>> START Data lines

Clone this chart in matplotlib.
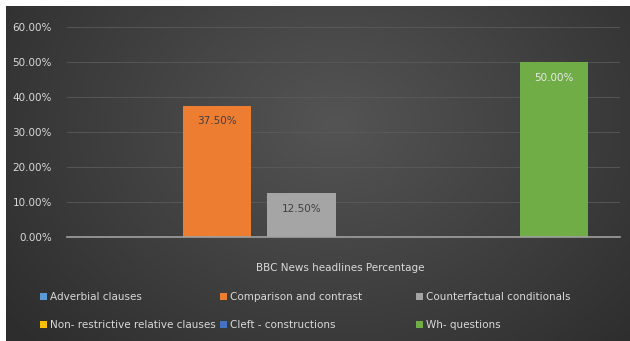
import numpy as np
import matplotlib.pyplot as plt
from matplotlib.patches import Patch

# data
categories = ['Adverbial clauses', 'Comparison and contrast', 'Counterfactual conditionals',
              'Non- restrictive relative clauses', 'Cleft - constructions', 'Wh- questions']
values = [0.0, 0.375, 0.125, 0.0, 0.0, 0.50]
colors = ['#5b9bd5', '#ed7d31', '#a5a5a5', '#ffc000', '#4472c4', '#70ad47']
label_colors = ['#404040', '#404040', '#404040', '#404040', '#404040', '#e8e8e8']
xlabel = 'BBC News headlines Percentage'
yticks = [0, 0.1, 0.2, 0.3, 0.4, 0.5, 0.6]

W, H = 630, 341
fig = plt.figure(figsize=(W / 100, H / 100), dpi=100)
fig.patch.set_facecolor('white')

# dark radial gradient background (Excel style), with white strip top/left
bg = fig.add_axes([6 / W, 0, 1 - 6 / W, 1 - 6 / H])
yy, xx = np.mgrid[0:200, 0:400]
cx, cy = 210, 70
d = np.sqrt(((xx - cx) / 260.0) ** 2 + ((yy - cy) / 190.0) ** 2)
d = np.clip(d, 0, 1)
shade = 0.33 - 0.15 * d
img = np.dstack([shade, shade, shade])
bg.imshow(img, aspect='auto', extent=[0, 1, 0, 1], origin='upper')
bg.axis('off')

# plot area
left, right = 67 / W, 620 / W
bottom, top = 1 - 237 / H, 1 - 27 / H
ax = fig.add_axes([left, bottom, right - left, top - bottom])
ax.set_facecolor('none')

x = np.arange(len(values)) - 2.5
bars = ax.bar(x, values, width=0.81, color=colors, edgecolor='none', zorder=3)
for xi, v, lc in zip(x, values, label_colors):
    if v > 0:
        ax.text(xi, v - 0.045, f'{v * 100:.2f}%', ha='center', va='center',
                fontsize=7.5, color=lc, zorder=4)

ax.set_xlim(-3.29, 3.29)
ax.set_ylim(0, 0.6)
ax.set_yticks(yticks)
ax.set_yticklabels([f'{t * 100:.2f}%' for t in yticks], color='#d9d9d9', fontsize=7.5)
ax.set_xticks([])
ax.tick_params(axis='y', length=0, pad=11)
ax.grid(axis='y', color='#5a5a5a', linewidth=0.6, zorder=0)
for s in ['top', 'right', 'left']:
    ax.spines[s].set_visible(False)
ax.spines['bottom'].set_color('#a0a0a0')
ax.spines['bottom'].set_linewidth(1.2)
ax.spines['bottom'].set_zorder(5)

fig.text(340 / W, 1 - 268 / H, xlabel, ha='center', va='center', color='#d9d9d9', fontsize=7.5)

# legend: three columns, two rows, entries run across the rows
col_x = [40, 220, 416]
for c in range(3):
    idx = [c, c + 3]
    handles = [Patch(facecolor=colors[i], edgecolor='none') for i in idx]
    labels = [categories[i] for i in idx]
    leg = fig.legend(handles, labels, loc='center left',
                     bbox_to_anchor=(col_x[c] / W, 1 - 311 / H),
                     frameon=False, fontsize=7.5, labelcolor='#d9d9d9',
                     handlelength=0.7, handleheight=0.7, handletextpad=0.3,
                     labelspacing=1.7, borderpad=0, borderaxespad=0)

fig.savefig('out.png', dpi=100)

>> END Data lines

## Aim of the task:
Repeat, exactly and in full, each line from the start of the data to the line that contains "from matplotlib.patches import Patch". Pictures do not go in.

## Answer:
Clone this chart in matplotlib.
import numpy as np
import matplotlib.pyplot as plt
from matplotlib.patches import Patch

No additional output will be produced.